Gilly Hicks – We’re Not Sold


When it comes to Gilly Hicks, the lifestyle lingerie emporium aimed at teens and the newest brand in the Abercrombie stable, there’s one thing we can all agree on: the store itself is beautiful, luxurious, and sexy. The look of the space has won raves from fashion bloggers and stock analysts alike. The branding is brilliant, although entirely fictional: Abercrombie CEO Mike Jeffries concocted an elaborate Australian back story for the entirely American underwear brand (who knew “down under” had other meanings?) A portrait of “Gilly” hangs in the stores, to add a faux vintage feel to the shop. Gilly Hicks hopes to be younger and hipper than, but just as successful as, Victoria’s Secret.

The opening of Gilly Hicks has been controversial. Although Citigroup analyst Kimberly C. Greenberger praised the store’s “cute and sweetly sexy” image and said, “We believe Gilly Hicks could be a more wholesome alternative (to Victoria's Secret), and mothers would not mind taking their 15-year-olds to Gilly Hicks to shop,” an assortment of critics have attacked the whole notion of trying to sell sex to teens. Everything from the store’s racy ad campaign, featuring 7-foot-tall posters of naked men, to the website, which broadcasts a video showing women swimming topless, and the effort to sell sexy lingerie to teens has drawn complaints.

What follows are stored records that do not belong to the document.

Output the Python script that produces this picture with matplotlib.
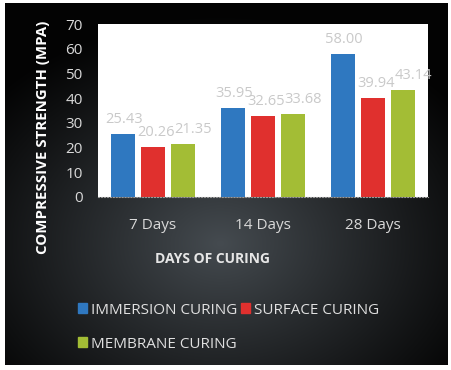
import numpy as np
import matplotlib
matplotlib.use('Agg')
import matplotlib.pyplot as plt
from matplotlib.patches import Patch

plt.rcParams['font.family'] = ['Open Sans', 'DejaVu Sans']

days = ['7 Days', '14 Days', '28 Days']
immersion = [25.43, 35.95, 58.00]
surface = [20.26, 32.65, 39.94]
membrane = [21.35, 33.68, 43.14]
series_names = ['IMMERSION CURING', 'SURFACE CURING', 'MEMBRANE CURING']
colors = ['#2f78c0', '#e0302e', '#a3bd35']


def main():
    fig = plt.figure(figsize=(4.52, 3.70), dpi=100, facecolor='white')

    # dark panel with radial gradient
    bg = fig.add_axes([5 / 452, 5 / 370, 443 / 452, 362 / 370])
    h, w = 362, 443
    yy, xx = np.mgrid[0:h, 0:w]
    d = np.sqrt(((xx - 215) / 300.0) ** 2 + ((yy - 240) / 230.0) ** 2)
    d = np.clip(d, 0, 1)
    c0 = np.array([0x45, 0x4b, 0x50]) / 255.0
    c1 = np.array([0x03, 0x03, 0x03]) / 255.0
    k = (1 - d[..., None]) ** 1.1
    img = c0[None, None, :] * k + c1[None, None, :] * (1 - k)
    bg.imshow(img, aspect='auto', interpolation='bilinear')
    bg.set_axis_off()

    ax = fig.add_axes([98 / 452, 173 / 370, 330 / 452, 173 / 370])
    ax.set_facecolor('white')
    x = np.arange(len(days))
    width = 0.22
    step = 0.275
    label_dx = [1, 2.5, 7]
    data = [immersion, surface, membrane]
    for i, vals in enumerate(data):
        pos = x + (i - 1) * step
        ax.bar(pos, vals, width, color=colors[i], zorder=2)
        for px, v in zip(pos, vals):
            ax.annotate('%.2f' % v, (px, v), xytext=(label_dx[i], 5), textcoords='offset points',
                        ha='center', va='bottom', fontsize=10.5, color='#c9c9c9', zorder=3)

    ax.set_xlim(-0.5, 2.5)
    ax.set_ylim(0, 70)
    ax.set_yticks(np.arange(0, 71, 10))
    ax.set_xticks(x)
    ax.set_xticklabels(days)
    for s in ['top', 'right', 'left']:
        ax.spines[s].set_visible(False)
    ax.spines['bottom'].set_color('#9a9a9a')
    ax.spines['bottom'].set_linestyle(':')
    ax.tick_params(axis='both', length=0, labelsize=11, colors='#d9d9d9')
    ax.tick_params(axis='y', pad=11)
    ax.tick_params(axis='x', pad=15)

    fig.text(43 / 452, 1 - 137 / 370, 'COMPRESSIVE STRENGTH (MPA)', rotation=90,
             ha='center', va='center', fontsize=10.8, fontweight='bold', color='white')
    fig.text(213 / 452, 1 - 259 / 370, 'DAYS OF CURING', ha='center', va='center',
             fontsize=10, fontweight='bold', color='#e6e6e6')

    handles = [Patch(color=colors[0], label=series_names[0]),
               Patch(color=colors[2], label=series_names[2]),
               Patch(color=colors[1], label=series_names[1])]
    leg = fig.legend(handles=handles, ncol=2, loc='upper left',
                     bbox_to_anchor=(70 / 452, 1 - 295 / 370), frameon=False,
                     fontsize=11, handlelength=0.6, handleheight=0.6, handletextpad=0.25,
                     columnspacing=0.25, labelspacing=1.25, borderpad=0)
    for t in leg.get_texts():
        t.set_color('#e0e0e0')

    fig.savefig('out.png', dpi=100, facecolor='white')


if __name__ == '__main__':
    main()
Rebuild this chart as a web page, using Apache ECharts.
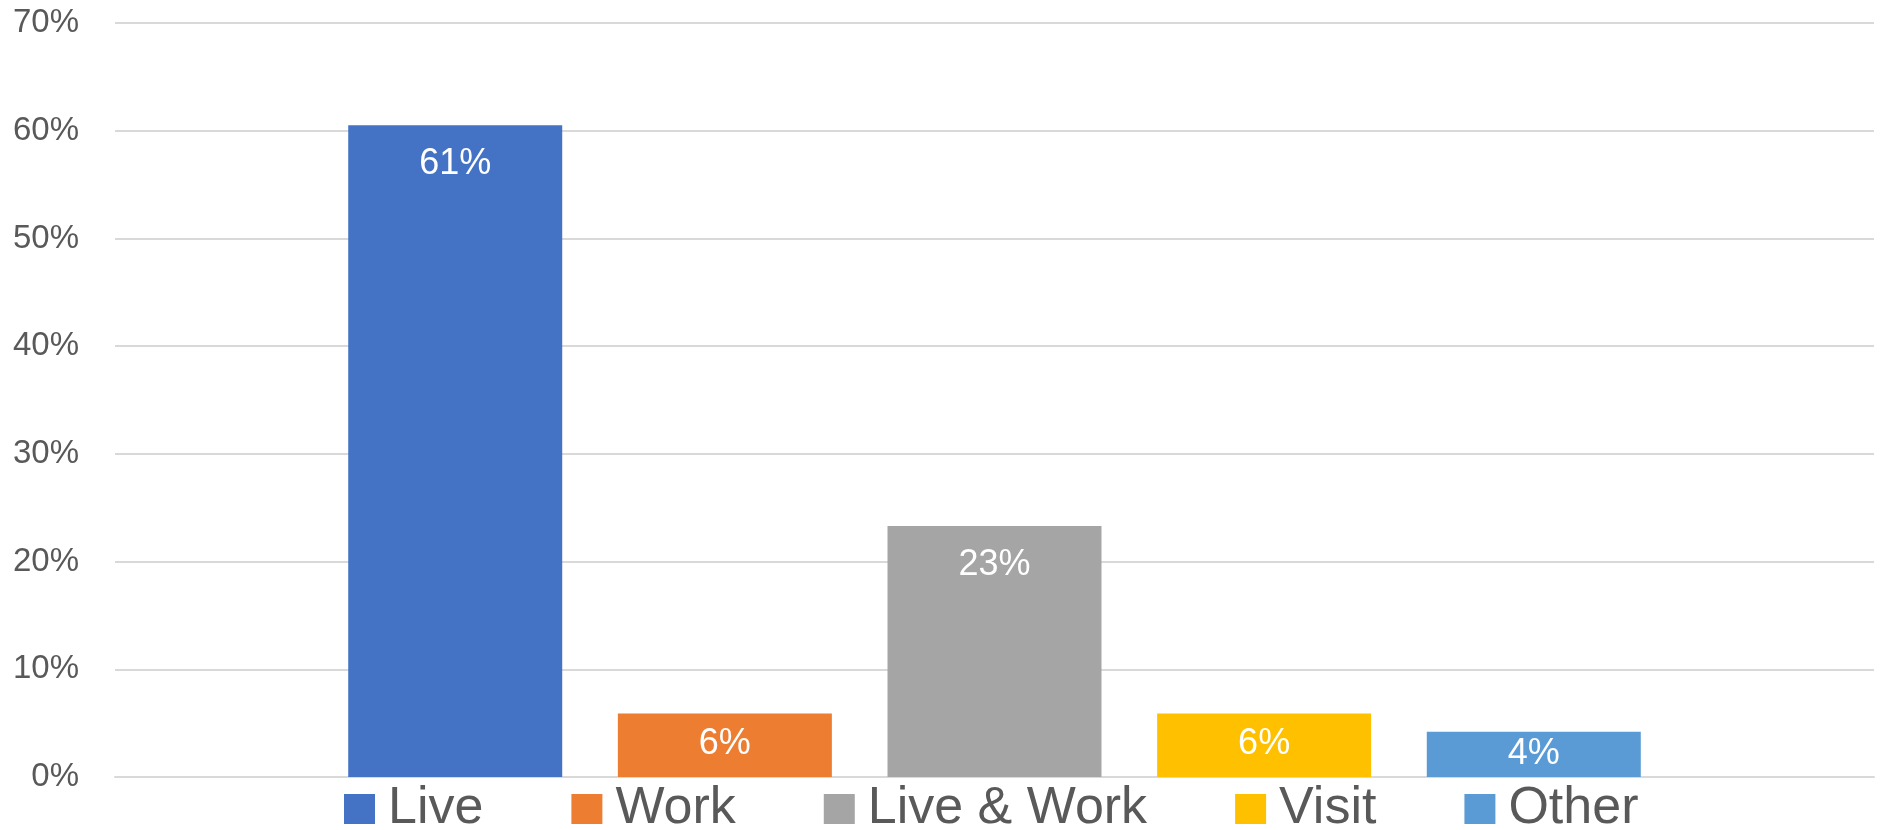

But the ultimate question, indeed, the only question is, will it sell? Gilly Hicks represents a huge per store investment, from the home-like front porch exterior to the dimly lit Ralph Lauren-on-steroids interior, with a huge amount of square footage dedicated to selling a tiny passel of products that would fit comfortably inside the closet of a New York City studio apartment. On the one hand, other companies have made big profits using edgy, sexy ads to sell to the teenage set. The other companies in Abercrombie’s stable, Abercrombie & Fitch, abercrombie, and Hollister, have deftly won over their target markets. Unfortunately for Abercrombie, we think it’s highly doubtful that Gilly Hicks is going to help the company bust out of a recession-fueled slump, despite the store’s gorgeous environment. Luxury undergarments for teens are not a natural sell in the best of times, and right now, the retailers that are thriving are mostly value brands aimed at the prudent. Add in the store’s sales crew – the young-side-of-20-something associates look as great as the store, but are without the years of experience in fitting bras and selling intimate wear – and it seems like an even bigger, and more expensive, misstep. What do you think?